SHORT PROBLEM →
Copy exactly the lines from the one containing "What Apache ECharts" through the one containing "const chart = echarts.init(document.getElementById('c'));", both included, and leave out any pictures.

RECORD EXTRACTS →
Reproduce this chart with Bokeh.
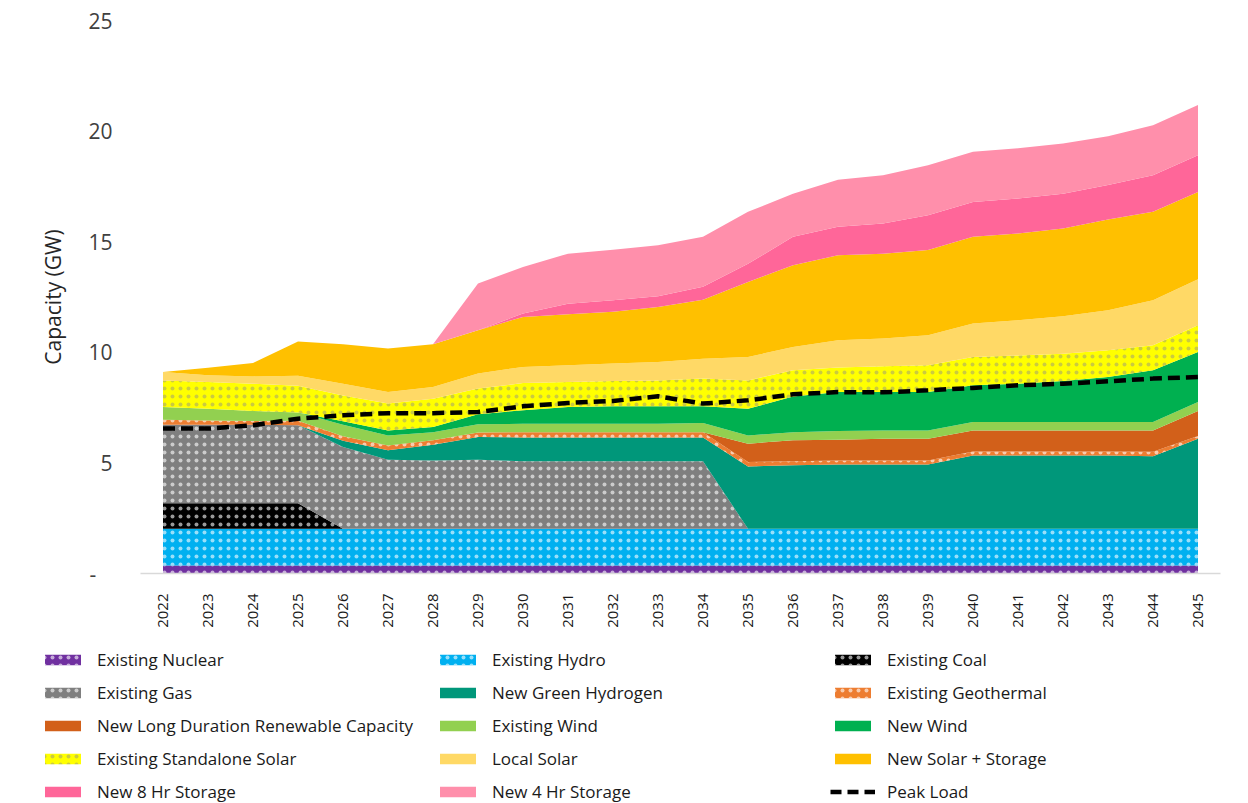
import math
from bokeh.plotting import figure
from bokeh.models import (ColumnDataSource, Range1d, FixedTicker, Legend, LegendItem)
from bokeh.layouts import column
from bokeh.transform import stack
from bokeh.embed import file_html
from bokeh.resources import INLINE

years = [2022, 2023, 2024, 2025, 2026, 2027, 2028, 2029, 2030, 2031, 2032, 2033,
         2034, 2035, 2036, 2037, 2038, 2039, 2040, 2041, 2042, 2043, 2044, 2045]

existing_nuclear = [0.36, 0.36, 0.36, 0.36, 0.36, 0.36, 0.36, 0.36, 0.36, 0.36, 0.36, 0.36,
                    0.36, 0.36, 0.36, 0.36, 0.36, 0.36, 0.36, 0.36, 0.36, 0.36, 0.36, 0.36]
existing_hydro = [1.66, 1.66, 1.66, 1.66, 1.66, 1.66, 1.66, 1.66, 1.66, 1.66, 1.66, 1.66,
                  1.66, 1.66, 1.66, 1.66, 1.66, 1.66, 1.66, 1.66, 1.66, 1.66, 1.66, 1.66]
existing_coal = [1.16, 1.16, 1.16, 1.16, 0, 0, 0, 0, 0, 0, 0, 0,
                 0, 0, 0, 0, 0, 0, 0, 0, 0, 0, 0, 0]
existing_gas = [3.55, 3.55, 3.55, 3.52, 3.70, 3.12, 3.09, 3.12, 3.06, 3.06, 3.06, 3.06,
                3.06, 0, 0, 0, 0, 0, 0, 0, 0, 0, 0, 0]
new_green_hydrogen = [0, 0, 0, 0, 0.28, 0.43, 0.71, 1.03, 1.07, 1.07, 1.07, 1.07,
                      1.07, 2.82, 2.87, 2.91, 2.91, 2.91, 3.32, 3.32, 3.32, 3.32, 3.28, 4.07]
existing_geothermal = [0.22, 0.19, 0.16, 0.20, 0.20, 0.22, 0.20, 0.20, 0.24, 0.24, 0.24, 0.24,
                       0.24, 0.20, 0.19, 0.18, 0.18, 0.18, 0.18, 0.18, 0.18, 0.18, 0.20, 0.13]
new_long_duration = [0, 0, 0, 0, 0, 0, 0, 0, 0, 0, 0, 0,
                     0, 0.83, 0.94, 0.94, 0.98, 0.98, 0.95, 0.95, 0.95, 0.95, 0.97, 1.13]
existing_wind = [0.58, 0.53, 0.46, 0.38, 0.52, 0.45, 0.37, 0.38, 0.38, 0.38, 0.38, 0.38,
                 0.41, 0.37, 0.37, 0.39, 0.38, 0.38, 0.38, 0.38, 0.38, 0.38, 0.38, 0.40]
new_wind = [0, 0, 0, 0, 0.16, 0.23, 0.23, 0.45, 0.61, 0.76, 0.79, 0.79,
            0.76, 1.21, 1.61, 1.76, 1.73, 1.73, 1.66, 1.73, 1.85, 2.03, 2.34, 2.26]
existing_standalone_solar = [1.20, 1.21, 1.23, 1.21, 1.17, 1.21, 1.28, 1.16, 1.23, 1.13, 1.14, 1.17,
                             1.25, 1.28, 1.19, 1.11, 1.17, 1.21, 1.28, 1.28, 1.24, 1.21, 1.13, 1.21]
local_solar = [0.38, 0.30, 0.33, 0.45, 0.53, 0.52, 0.53, 0.68, 0.73, 0.75, 0.79, 0.83,
               0.90, 1.06, 1.05, 1.23, 1.25, 1.36, 1.51, 1.59, 1.69, 1.81, 2.03, 2.08]
new_solar_storage = [0.00, 0.34, 0.61, 1.55, 1.78, 1.97, 1.93, 1.96, 2.26, 2.31, 2.34, 2.49,
                     2.67, 3.39, 3.70, 3.85, 3.84, 3.85, 3.92, 3.92, 3.97, 4.10, 4.00, 3.95]
new_8hr_storage = [0, 0, 0, 0, 0, 0, 0, 0, 0.15, 0.48, 0.52, 0.48,
                   0.58, 0.82, 1.28, 1.29, 1.36, 1.58, 1.58, 1.58, 1.57, 1.56, 1.65, 1.66]
new_4hr_storage = [0, 0, 0, 0, 0, 0, 0, 2.11, 2.11, 2.26, 2.29, 2.31,
                   2.26, 2.35, 1.95, 2.12, 2.18, 2.26, 2.27, 2.27, 2.27, 2.21, 2.27, 2.27]
peak_load = [6.55, 6.55, 6.70, 7.00, 7.15, 7.25, 7.25, 7.30, 7.56, 7.71, 7.80, 8.01,
             7.68, 7.83, 8.10, 8.20, 8.19, 8.28, 8.39, 8.51, 8.58, 8.69, 8.81, 8.88]

series_labels = ["Existing Nuclear", "Existing Hydro", "Existing Coal", "Existing Gas",
                 "New Green Hydrogen", "Existing Geothermal", "New Long Duration Renewable Capacity",
                 "Existing Wind", "New Wind", "Existing Standalone Solar", "Local Solar",
                 "New Solar + Storage", "New 8 Hr Storage", "New 4 Hr Storage"]
series_values = [existing_nuclear, existing_hydro, existing_coal, existing_gas,
                 new_green_hydrogen, existing_geothermal, new_long_duration,
                 existing_wind, new_wind, existing_standalone_solar, local_solar,
                 new_solar_storage, new_8hr_storage, new_4hr_storage]
series_colors = ["#7030A0", "#00B0F0", "#000000", "#7F7F7F", "#00977A", "#ED7D31",
                 "#D2601A", "#92D050", "#00B050", "#FFFF00", "#FFD966", "#FFC000",
                 "#FF6699", "#FF8FAB"]
series_dots = ["white", "white", "white", "white", None, "white", None, None, None,
               "#8C8C8C", None, None, None, None]
peak_label = "Peak Load"

y_ticks = [0, 5, 10, 15, 20, 25]

keys = ["s%d" % i for i in range(len(series_values))]
data = {"year": years, "peak": peak_load}
for k, v in zip(keys, series_values):
    data[k] = v
source = ColumnDataSource(data)

FONT = "Open Sans"
W = 1248


def hatch_kw(dot):
    if dot is None:
        return {}
    alpha = 0.45 if dot != "white" else 0.6
    return dict(hatch_pattern="dot", hatch_color=dot, hatch_scale=8,
                hatch_weight=1.2, hatch_alpha=alpha)


p = figure(width=W, height=640, output_backend="svg", toolbar_location=None,
           x_range=Range1d(2021.5, 2045.5), y_range=Range1d(0, 25),
           min_border_left=140, min_border_right=28, min_border_top=20,
           min_border_bottom=67)
p.outline_line_color = None
p.xgrid.grid_line_color = None
p.ygrid.grid_line_color = None
p.frame_align = False

for i, (k, c, dot) in enumerate(zip(keys, series_colors, series_dots)):
    p.varea(x="year", y1=stack(*keys[:i]), y2=stack(*keys[:i + 1]), source=source,
            fill_color=c, fill_alpha=1.0, **hatch_kw(dot))

p.line(x="year", y="peak", source=source, line_color="black", line_width=4.5,
       line_dash="12 6")

# axes
p.xaxis.ticker = FixedTicker(ticks=years)
p.xaxis.major_label_orientation = math.pi / 2
p.xaxis.major_label_text_font = FONT
p.xaxis.major_label_text_font_size = "15px"
p.xaxis.major_label_text_color = "#1a1a1a"
p.xaxis.major_label_standoff = 20
p.xaxis.major_tick_out = 0
p.xaxis.major_tick_in = 0
p.xaxis.major_tick_line_color = None
p.xaxis.minor_tick_line_color = None
p.xaxis.axis_line_color = "#D9D9D9"
p.xaxis.axis_line_width = 1.5

p.yaxis.ticker = FixedTicker(ticks=y_ticks)
p.yaxis.major_label_overrides = {0: "-\u00a0\u00a0\u00a0"}
p.yaxis.major_label_text_font = FONT
p.yaxis.major_label_text_font_size = "21px"
p.yaxis.major_label_text_color = "#404040"
p.yaxis.major_label_standoff = 28
p.yaxis.major_tick_out = 0
p.yaxis.major_tick_in = 0
p.yaxis.major_tick_line_color = None
p.yaxis.minor_tick_line_color = None
p.yaxis.axis_line_color = None
p.yaxis.axis_label = "Capacity (GW)"
p.yaxis.axis_label_text_font = FONT
p.yaxis.axis_label_text_font_size = "21px"
p.yaxis.axis_label_text_font_style = "normal"
p.yaxis.axis_label_text_color = "#262626"
p.yaxis.axis_label_standoff = 18

# legend panel (3 columns x 5 rows) below the chart
q = figure(width=W, height=163, output_backend="svg", toolbar_location=None,
           x_range=Range1d(0, 1), y_range=Range1d(0, 1),
           x_axis_type=None, y_axis_type=None, min_border=0)
q.outline_line_color = None
q.xgrid.grid_line_color = None
q.ygrid.grid_line_color = None
q.frame_align = False

items = []
for lab, c, dot in zip(series_labels, series_colors, series_dots):
    r = q.varea(x=[0, 1], y1=[2, 2], y2=[2, 2], fill_color=c, **hatch_kw(dot))
    items.append(LegendItem(label=lab, renderers=[r]))
rl = q.line(x=[0, 1], y=[2, 2], line_color="black", line_width=4.5, line_dash="11 6")
items.append(LegendItem(label=peak_label, renderers=[rl]))

leg = Legend(items=items, location=(40, 0), orientation="horizontal", ncols=3,
             glyph_width=45, glyph_height=13, label_height=22, label_width=328,
             label_standoff=12, padding=0, margin=0, spacing=10,
             border_line_color=None, background_fill_alpha=0,
             label_text_font=FONT, label_text_font_size="17px",
             label_text_color="#1a1a1a")
q.add_layout(leg)

open("out.html", "w").write(file_html(column(p, q), INLINE))
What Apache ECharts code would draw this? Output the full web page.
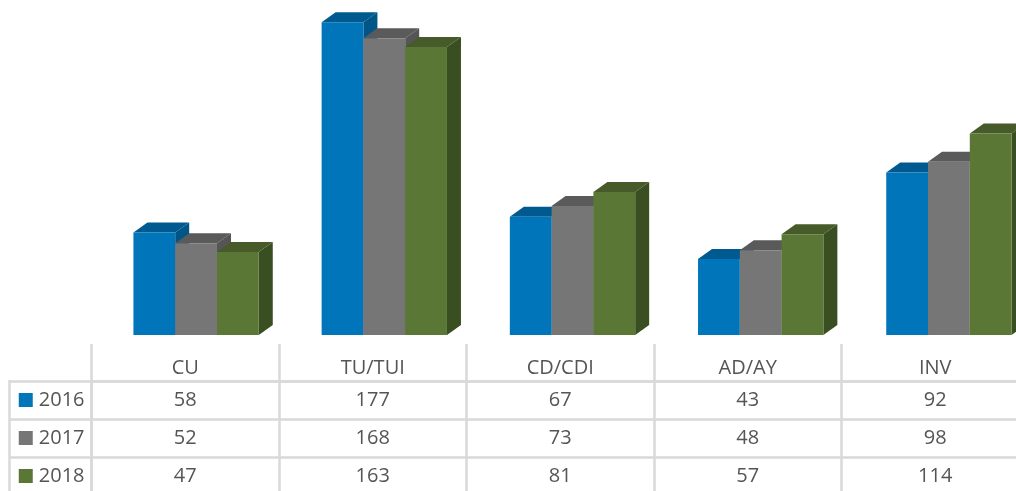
<!DOCTYPE html>
<html><head><meta charset="utf-8">
<style>html,body{margin:0;padding:0;background:#fff}#c{width:1016px;height:491px}</style>
<script src="https://cdn.jsdelivr.net/npm/echarts@6/dist/echarts.min.js"></script>
</head><body><div id="c"></div>
<script>
const categories = ['CU','TU/TUI','CD/CDI','AD/AY','INV'];
const years = ['2016','2017','2018'];
const values2016 = [58,177,67,43,92];
const values2017 = [52,168,73,48,98];
const values2018 = [47,163,81,57,114];
const seriesValues = [values2016, values2017, values2018];
const faceColors = [
  {front:'#0075B9', top:'#005A8F', side:'#005587'},
  {front:'#767676', top:'#5A5A5A', side:'#555555'},
  {front:'#5B7735', top:'#465B29', side:'#3A4F21'}
];
const lineColor = '#D9D9D9', textColor = '#555555', fontFamily = '"Open Sans"', fontSize = 20;
const barWidthRatio = 0.222, depthX = 14, depthY = 10;

const chart = echarts.init(document.getElementById('c'));

function barSeries(idx){
  return {
    type:'custom', name:years[idx], xAxisIndex:0, yAxisIndex:0, clip:false, z:2+idx,
    encode:{x:0,y:1},
    data:seriesValues[idx].map((v,i)=>[i,v]),
    renderItem(params, api){
      const base = api.coord([api.value(0),0]);
      const top = api.coord([api.value(0),api.value(1)]);
      const w = api.size([1,0])[0]*barWidthRatio;
      const x0 = base[0] + (idx-1.5)*w, x1 = x0+w, yT = top[1], yB = base[1];
      const c = faceColors[idx];
      const poly = (pts,fill)=>({type:'polygon',shape:{points:pts},style:{fill}});
      return {type:'group',children:[
        poly([[x1,yT],[x1+depthX,yT-depthY],[x1+depthX,yB-depthY],[x1,yB]],c.side),
        poly([[x0,yT],[x0+depthX,yT-depthY],[x1+depthX,yT-depthY],[x1,yT]],c.top),
        poly([[x0,yT],[x1,yT],[x1,yB],[x0,yB]],c.front)
      ]};
    }
  };
}

const tableData = [];
seriesValues.forEach((arr,r)=>arr.forEach((v,i)=>tableData.push([i,r,v])));

chart.setOption({
  animation:false,
  backgroundColor:'#fff',
  grid:[
    {left:102,top:17,width:941,height:318,outerBoundsMode:'none'},
    {left:91.5,top:381,width:937.5,height:114,outerBoundsMode:'none'}
  ],
  xAxis:[
    {type:'category',gridIndex:0,data:categories,show:false},
    {type:'category',gridIndex:1,data:categories,position:'top',
     axisLine:{show:true,lineStyle:{color:lineColor,width:2.5}},
     axisTick:{show:true,length:37,lineStyle:{color:lineColor,width:2.5}},
     splitLine:{show:true,lineStyle:{color:lineColor,width:2.5}},
     axisLabel:{color:textColor,fontFamily,fontSize,margin:3,interval:0}}
  ],
  yAxis:[
    {type:'value',gridIndex:0,min:0,max:180,show:false},
    {type:'category',gridIndex:1,data:years,inverse:true,
     axisLine:{show:true,lineStyle:{color:lineColor,width:2.5}},
     axisTick:{show:true,length:82,lineStyle:{color:lineColor,width:2.5}},
     splitLine:{show:true,lineStyle:{color:lineColor,width:2.5}},
     axisLabel:{margin:7,formatter:(v,i)=>`{k${i}|}{t|${v}}`,
       rich:{
         k0:{width:14,height:14,backgroundColor:faceColors[0].front},
         k1:{width:14,height:14,backgroundColor:faceColors[1].front},
         k2:{width:14,height:14,backgroundColor:faceColors[2].front},
         t:{color:textColor,fontFamily,fontSize,padding:[0,0,0,6]}
       }}}
  ],
  graphic:[{type:'line',shape:{x1:9.5,y1:380,x2:9.5,y2:491},style:{stroke:lineColor,lineWidth:2.5}}],
  series:[
    barSeries(0),barSeries(1),barSeries(2),
    {type:'custom',xAxisIndex:1,yAxisIndex:1,clip:false,z:5,encode:{x:0,y:1},data:tableData,
     renderItem(params,api){
       const p = api.coord([api.value(0),api.value(1)]);
       return {type:'text',x:p[0],y:p[1],style:{text:String(api.value(2)),fill:textColor,
         font:`${fontSize}px ${fontFamily}`,align:'center',verticalAlign:'middle'}};
     }}
  ]
});
</script></body></html>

EXERCISE OUTPUT →
What Apache ECharts code would draw this? Output the full web page.
<!DOCTYPE html>
<html><head><meta charset="utf-8">
<style>html,body{margin:0;padding:0;background:#fff}#c{width:1016px;height:491px}</style>
<script src="https://cdn.jsdelivr.net/npm/echarts@6/dist/echarts.min.js"></script>
</head><body><div id="c"></div>
<script>
const categories = ['CU','TU/TUI','CD/CDI','AD/AY','INV'];
const years = ['2016','2017','2018'];
const values2016 = [58,177,67,43,92];
const values2017 = [52,168,73,48,98];
const values2018 = [47,163,81,57,114];
const seriesValues = [values2016, values2017, values2018];
const faceColors = [
  {front:'#0075B9', top:'#005A8F', side:'#005587'},
  {front:'#767676', top:'#5A5A5A', side:'#555555'},
  {front:'#5B7735', top:'#465B29', side:'#3A4F21'}
];
const lineColor = '#D9D9D9', textColor = '#555555', fontFamily = '"Open Sans"', fontSize = 20;
const barWidthRatio = 0.222, depthX = 14, depthY = 10;

const chart = echarts.init(document.getElementById('c'));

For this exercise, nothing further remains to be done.